# Rotational motion question

1. Mar 8, 2010

### sheepcountme

1. The problem statement, all variables and given/known data

Two cars race around a circular track. Car A accelerates at 0.340 rad/s2 around the track, and car B at 0.270 rad/s2. They start at the same place on the track and car A lets the slower-to-accelerate car B start first. Car B starts at time t = 0. When car A starts, car B has an angular velocity of 1.40 rad/s. At what time does car A catch up to car B?

2. Relevant equations
rotational motion equations

3. The attempt at a solution

I attempted to use rotational motion equations and set up

theta car A=theta car B
since they will be in the same place (theta) at the same time.

as in: omega initial A x time + 1/2 alpha A time^2 = omega initial B x time + 1/2 alpha A time^2

So: 0(t) + 1/2(.340)t^2=1.4(t)+1/2(.270)t^2
and then I solved for time using quadratic theorem and got 40 seconds but this was incorrect. Could you tell me where I went wrong?? Thanks!

2. Mar 8, 2010

### aim1732

Is the angle really equal ? The second car already has traversed some angle when the other starts. So angle by faster car > angle by slower car.

3. Mar 8, 2010

### dpeagler

You first have to find delta theta to see how far car B has gone. Then find how long it took to traverse that distance. Then plug your delta theta into the equations for car A with its respective angular velocity then add the two separate times (first time while car A was waiting + time it took car A to catch up) should be way less than 40 seconds if I'm not mistaking.

4. Mar 8, 2010

### sheepcountme

Okay, so I used omegafinal^2=omegainitial^2+2(alpha*deltatheta) to find delta theta for car B coming to delta theta=3.63rad

Then omegafinal=omegainitial+alphat to find the time for car B to reach this point, getting t=5.19s

Then I set the previous delta theta equal to an equation for Car A:
(3.63)=omegainitialt+1/2(alpha)t^2
3.63=0+1/2(.34)t^2
and solved for t getting 4.62 seconds

and so I added this 4.62 to 5.19 getting 9.81 however this was incorrect...

5. Mar 8, 2010

### dpeagler

The first two parts you did are correct ( when you found the radians and the time ), as far as I can tell.
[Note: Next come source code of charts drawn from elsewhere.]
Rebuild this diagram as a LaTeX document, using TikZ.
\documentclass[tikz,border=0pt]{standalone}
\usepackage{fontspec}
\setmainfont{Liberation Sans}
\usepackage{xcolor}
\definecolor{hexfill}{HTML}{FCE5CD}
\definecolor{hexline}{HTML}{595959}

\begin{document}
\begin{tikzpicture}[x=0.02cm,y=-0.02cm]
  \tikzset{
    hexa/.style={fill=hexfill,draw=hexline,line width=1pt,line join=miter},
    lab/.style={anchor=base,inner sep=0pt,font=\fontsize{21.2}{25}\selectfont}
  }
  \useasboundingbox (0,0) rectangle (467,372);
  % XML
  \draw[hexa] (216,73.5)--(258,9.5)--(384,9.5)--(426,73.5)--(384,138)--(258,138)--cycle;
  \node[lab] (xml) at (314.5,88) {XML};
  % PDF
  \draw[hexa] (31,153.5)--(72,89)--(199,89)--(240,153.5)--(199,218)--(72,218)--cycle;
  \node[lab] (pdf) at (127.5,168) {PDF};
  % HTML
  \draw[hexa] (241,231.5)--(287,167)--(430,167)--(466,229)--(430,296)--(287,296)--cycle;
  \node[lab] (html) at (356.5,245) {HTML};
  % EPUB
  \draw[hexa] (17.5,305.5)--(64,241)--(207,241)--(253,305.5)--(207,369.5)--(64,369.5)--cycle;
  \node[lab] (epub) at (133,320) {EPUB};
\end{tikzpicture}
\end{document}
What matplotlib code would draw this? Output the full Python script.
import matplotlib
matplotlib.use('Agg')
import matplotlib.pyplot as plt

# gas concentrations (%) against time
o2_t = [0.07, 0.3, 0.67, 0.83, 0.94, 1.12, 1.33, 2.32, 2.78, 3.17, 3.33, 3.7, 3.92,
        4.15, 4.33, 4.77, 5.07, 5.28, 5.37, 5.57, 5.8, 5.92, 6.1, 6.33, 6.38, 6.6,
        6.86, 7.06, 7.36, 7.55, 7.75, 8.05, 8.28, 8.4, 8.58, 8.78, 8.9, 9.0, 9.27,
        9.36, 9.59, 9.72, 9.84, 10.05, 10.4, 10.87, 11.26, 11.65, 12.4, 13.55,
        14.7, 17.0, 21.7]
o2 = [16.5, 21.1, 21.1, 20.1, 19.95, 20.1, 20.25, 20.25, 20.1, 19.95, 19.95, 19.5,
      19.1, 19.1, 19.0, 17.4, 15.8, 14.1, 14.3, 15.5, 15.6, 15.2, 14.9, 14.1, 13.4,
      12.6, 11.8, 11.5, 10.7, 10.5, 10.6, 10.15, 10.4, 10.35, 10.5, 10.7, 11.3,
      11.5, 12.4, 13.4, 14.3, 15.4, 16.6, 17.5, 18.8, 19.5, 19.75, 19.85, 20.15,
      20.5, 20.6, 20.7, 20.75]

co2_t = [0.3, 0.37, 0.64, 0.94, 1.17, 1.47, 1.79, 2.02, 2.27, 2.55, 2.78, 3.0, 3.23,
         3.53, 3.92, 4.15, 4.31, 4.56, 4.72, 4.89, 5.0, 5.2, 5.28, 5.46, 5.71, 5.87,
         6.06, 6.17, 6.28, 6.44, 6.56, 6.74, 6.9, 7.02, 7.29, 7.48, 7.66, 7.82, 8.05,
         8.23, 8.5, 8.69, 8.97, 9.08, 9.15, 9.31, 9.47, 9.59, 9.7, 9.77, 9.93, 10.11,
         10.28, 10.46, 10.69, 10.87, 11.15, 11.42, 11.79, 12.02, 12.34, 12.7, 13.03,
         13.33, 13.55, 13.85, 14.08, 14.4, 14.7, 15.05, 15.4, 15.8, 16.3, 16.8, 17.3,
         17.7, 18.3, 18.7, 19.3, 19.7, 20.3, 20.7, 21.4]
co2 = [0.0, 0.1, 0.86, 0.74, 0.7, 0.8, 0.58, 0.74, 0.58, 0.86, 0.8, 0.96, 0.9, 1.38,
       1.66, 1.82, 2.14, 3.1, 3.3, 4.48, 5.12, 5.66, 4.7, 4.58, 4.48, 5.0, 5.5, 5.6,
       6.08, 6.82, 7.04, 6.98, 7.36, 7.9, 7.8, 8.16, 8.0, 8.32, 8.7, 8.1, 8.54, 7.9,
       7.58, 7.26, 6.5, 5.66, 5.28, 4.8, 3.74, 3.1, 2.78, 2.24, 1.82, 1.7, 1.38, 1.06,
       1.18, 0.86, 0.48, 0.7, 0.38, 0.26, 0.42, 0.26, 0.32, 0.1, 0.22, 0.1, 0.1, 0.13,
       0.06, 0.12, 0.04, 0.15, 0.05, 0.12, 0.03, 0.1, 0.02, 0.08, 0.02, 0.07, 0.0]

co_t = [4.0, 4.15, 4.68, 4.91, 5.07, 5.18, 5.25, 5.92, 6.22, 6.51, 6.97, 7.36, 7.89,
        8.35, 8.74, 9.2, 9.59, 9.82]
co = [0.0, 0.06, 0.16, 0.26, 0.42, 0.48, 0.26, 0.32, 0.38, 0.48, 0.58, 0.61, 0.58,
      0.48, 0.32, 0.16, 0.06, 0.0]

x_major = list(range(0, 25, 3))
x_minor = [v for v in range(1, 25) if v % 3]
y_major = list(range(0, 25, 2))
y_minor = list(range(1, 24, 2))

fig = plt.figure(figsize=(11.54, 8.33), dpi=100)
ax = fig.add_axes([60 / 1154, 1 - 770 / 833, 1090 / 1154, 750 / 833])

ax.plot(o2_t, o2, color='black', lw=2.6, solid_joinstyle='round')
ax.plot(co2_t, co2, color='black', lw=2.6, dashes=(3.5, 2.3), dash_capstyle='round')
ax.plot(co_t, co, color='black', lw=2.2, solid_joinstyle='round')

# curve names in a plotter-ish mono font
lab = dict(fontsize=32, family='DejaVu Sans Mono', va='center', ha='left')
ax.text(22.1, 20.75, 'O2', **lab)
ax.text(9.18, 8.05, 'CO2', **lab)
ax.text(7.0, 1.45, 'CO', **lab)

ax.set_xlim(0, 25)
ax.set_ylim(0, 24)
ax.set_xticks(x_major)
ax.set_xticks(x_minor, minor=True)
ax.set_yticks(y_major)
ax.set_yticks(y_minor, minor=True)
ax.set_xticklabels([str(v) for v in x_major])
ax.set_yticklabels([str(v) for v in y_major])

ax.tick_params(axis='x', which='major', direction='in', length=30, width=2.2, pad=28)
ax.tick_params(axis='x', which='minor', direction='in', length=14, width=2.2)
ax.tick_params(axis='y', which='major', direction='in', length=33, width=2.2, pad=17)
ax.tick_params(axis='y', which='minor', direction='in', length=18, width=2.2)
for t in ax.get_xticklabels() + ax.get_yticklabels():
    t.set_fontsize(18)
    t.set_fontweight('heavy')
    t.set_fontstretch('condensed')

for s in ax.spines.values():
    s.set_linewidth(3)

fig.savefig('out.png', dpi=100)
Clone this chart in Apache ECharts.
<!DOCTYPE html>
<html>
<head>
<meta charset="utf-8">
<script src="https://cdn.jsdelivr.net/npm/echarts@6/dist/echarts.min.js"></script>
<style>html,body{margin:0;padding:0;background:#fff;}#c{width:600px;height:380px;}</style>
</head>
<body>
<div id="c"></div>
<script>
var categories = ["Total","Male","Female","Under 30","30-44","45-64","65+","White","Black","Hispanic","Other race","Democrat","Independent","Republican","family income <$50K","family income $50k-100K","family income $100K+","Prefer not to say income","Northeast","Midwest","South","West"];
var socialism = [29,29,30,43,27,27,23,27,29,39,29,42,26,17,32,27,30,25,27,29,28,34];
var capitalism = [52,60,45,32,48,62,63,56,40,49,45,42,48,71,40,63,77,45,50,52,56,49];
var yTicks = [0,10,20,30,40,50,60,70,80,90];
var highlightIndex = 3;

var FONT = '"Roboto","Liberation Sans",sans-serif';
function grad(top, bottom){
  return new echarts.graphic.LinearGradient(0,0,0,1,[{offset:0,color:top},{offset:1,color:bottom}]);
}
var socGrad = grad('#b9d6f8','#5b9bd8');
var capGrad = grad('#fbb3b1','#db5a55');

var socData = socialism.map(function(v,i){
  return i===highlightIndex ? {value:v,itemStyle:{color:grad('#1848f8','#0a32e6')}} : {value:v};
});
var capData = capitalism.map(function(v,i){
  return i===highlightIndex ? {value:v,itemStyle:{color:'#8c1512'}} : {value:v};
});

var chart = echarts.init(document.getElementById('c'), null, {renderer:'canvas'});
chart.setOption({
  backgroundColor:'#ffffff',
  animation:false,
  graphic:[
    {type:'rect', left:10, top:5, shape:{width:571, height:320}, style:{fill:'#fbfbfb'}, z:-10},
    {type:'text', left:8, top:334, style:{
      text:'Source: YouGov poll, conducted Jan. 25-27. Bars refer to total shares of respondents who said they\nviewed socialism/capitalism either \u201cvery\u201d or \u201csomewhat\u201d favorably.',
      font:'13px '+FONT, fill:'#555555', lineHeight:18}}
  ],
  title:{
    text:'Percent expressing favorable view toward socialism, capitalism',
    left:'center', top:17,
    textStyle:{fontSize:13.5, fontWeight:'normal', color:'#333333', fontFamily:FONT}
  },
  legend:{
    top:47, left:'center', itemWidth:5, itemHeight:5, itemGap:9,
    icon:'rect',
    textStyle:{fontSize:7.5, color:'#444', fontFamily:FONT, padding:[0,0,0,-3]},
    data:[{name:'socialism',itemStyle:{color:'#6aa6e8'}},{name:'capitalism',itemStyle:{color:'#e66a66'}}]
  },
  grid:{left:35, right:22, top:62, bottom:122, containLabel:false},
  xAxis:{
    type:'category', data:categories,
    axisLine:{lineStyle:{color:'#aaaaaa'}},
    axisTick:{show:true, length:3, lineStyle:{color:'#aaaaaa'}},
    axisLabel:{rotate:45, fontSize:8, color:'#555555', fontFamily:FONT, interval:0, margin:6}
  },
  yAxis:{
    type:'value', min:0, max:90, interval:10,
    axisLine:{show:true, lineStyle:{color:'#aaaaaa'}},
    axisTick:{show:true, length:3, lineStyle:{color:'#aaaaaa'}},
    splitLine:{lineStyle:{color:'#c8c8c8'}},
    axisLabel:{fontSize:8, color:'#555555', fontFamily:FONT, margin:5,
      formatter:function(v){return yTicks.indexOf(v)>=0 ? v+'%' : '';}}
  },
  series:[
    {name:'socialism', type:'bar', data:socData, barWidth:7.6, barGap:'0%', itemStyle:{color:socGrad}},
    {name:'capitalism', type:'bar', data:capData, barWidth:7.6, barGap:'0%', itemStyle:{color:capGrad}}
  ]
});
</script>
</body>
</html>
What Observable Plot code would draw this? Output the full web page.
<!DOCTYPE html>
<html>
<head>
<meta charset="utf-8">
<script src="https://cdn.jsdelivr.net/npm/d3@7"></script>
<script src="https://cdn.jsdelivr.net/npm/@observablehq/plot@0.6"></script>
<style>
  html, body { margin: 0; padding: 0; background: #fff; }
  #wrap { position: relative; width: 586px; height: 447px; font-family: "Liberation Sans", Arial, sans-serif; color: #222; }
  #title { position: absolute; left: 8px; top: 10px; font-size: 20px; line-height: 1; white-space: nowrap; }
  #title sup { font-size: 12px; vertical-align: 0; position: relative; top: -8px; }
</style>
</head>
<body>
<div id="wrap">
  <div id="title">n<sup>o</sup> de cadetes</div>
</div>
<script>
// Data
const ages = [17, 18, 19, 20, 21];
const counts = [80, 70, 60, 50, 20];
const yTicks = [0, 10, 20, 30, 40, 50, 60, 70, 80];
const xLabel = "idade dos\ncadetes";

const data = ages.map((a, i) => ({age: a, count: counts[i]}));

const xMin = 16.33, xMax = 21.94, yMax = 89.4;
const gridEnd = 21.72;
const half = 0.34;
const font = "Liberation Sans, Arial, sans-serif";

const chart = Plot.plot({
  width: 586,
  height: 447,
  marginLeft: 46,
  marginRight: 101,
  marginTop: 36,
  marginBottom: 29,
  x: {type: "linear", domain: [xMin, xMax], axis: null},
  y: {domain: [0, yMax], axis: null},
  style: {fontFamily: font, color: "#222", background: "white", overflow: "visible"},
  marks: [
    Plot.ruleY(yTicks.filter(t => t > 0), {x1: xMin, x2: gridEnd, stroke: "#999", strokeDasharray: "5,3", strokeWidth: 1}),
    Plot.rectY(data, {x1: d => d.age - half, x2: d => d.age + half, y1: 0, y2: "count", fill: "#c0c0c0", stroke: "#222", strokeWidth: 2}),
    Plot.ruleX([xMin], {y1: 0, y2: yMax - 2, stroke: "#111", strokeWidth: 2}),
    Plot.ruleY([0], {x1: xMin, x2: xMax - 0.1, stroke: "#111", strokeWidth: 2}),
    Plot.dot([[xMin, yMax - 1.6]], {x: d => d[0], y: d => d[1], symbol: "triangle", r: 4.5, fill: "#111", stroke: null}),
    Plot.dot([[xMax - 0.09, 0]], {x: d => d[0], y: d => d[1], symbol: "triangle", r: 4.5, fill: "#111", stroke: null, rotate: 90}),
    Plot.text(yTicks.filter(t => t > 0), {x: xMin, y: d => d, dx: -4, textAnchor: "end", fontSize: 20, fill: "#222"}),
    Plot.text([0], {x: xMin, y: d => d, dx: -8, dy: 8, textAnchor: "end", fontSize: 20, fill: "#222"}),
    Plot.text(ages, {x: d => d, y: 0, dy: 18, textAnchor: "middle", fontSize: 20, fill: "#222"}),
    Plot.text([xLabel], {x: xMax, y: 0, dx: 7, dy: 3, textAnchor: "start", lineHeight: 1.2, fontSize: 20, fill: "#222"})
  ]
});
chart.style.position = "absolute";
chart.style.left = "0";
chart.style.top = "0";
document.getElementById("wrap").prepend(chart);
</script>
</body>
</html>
You didn't put your Theta initial B as 3.63 radians. This should fix your problem. Sorry I haven't had time to sit down and work it out to make sure this is the mistake, but I'm pretty sure.

6. Mar 10, 2010

### sheepcountme

So, using the equation above, I get
1/2(.340)t^2=3.63t+1/2(.270)t^2
0=-.035t^2+3.63t

and time ends up being 103.72s This seems much too big...I hate needing someone to hold my hand through this, but there's really something I'm missing.

7. Mar 10, 2010

### dpeagler

You're still not using that equation correctly.

$$\theta$$= $$\theta$$$$_{int}$$ + $$\omega$$$$_{int}$$t + $$\frac{1}{2}$$$$\alpha$$t$$^{2}$$

(sorry about the formatting still trying to get used to LaTeX.)

You then set them equal to each other. You put your radians in the wrong place on the equation you listed. You put them where the initial angular velocity goes. This should bring your answer down by around a factor of two.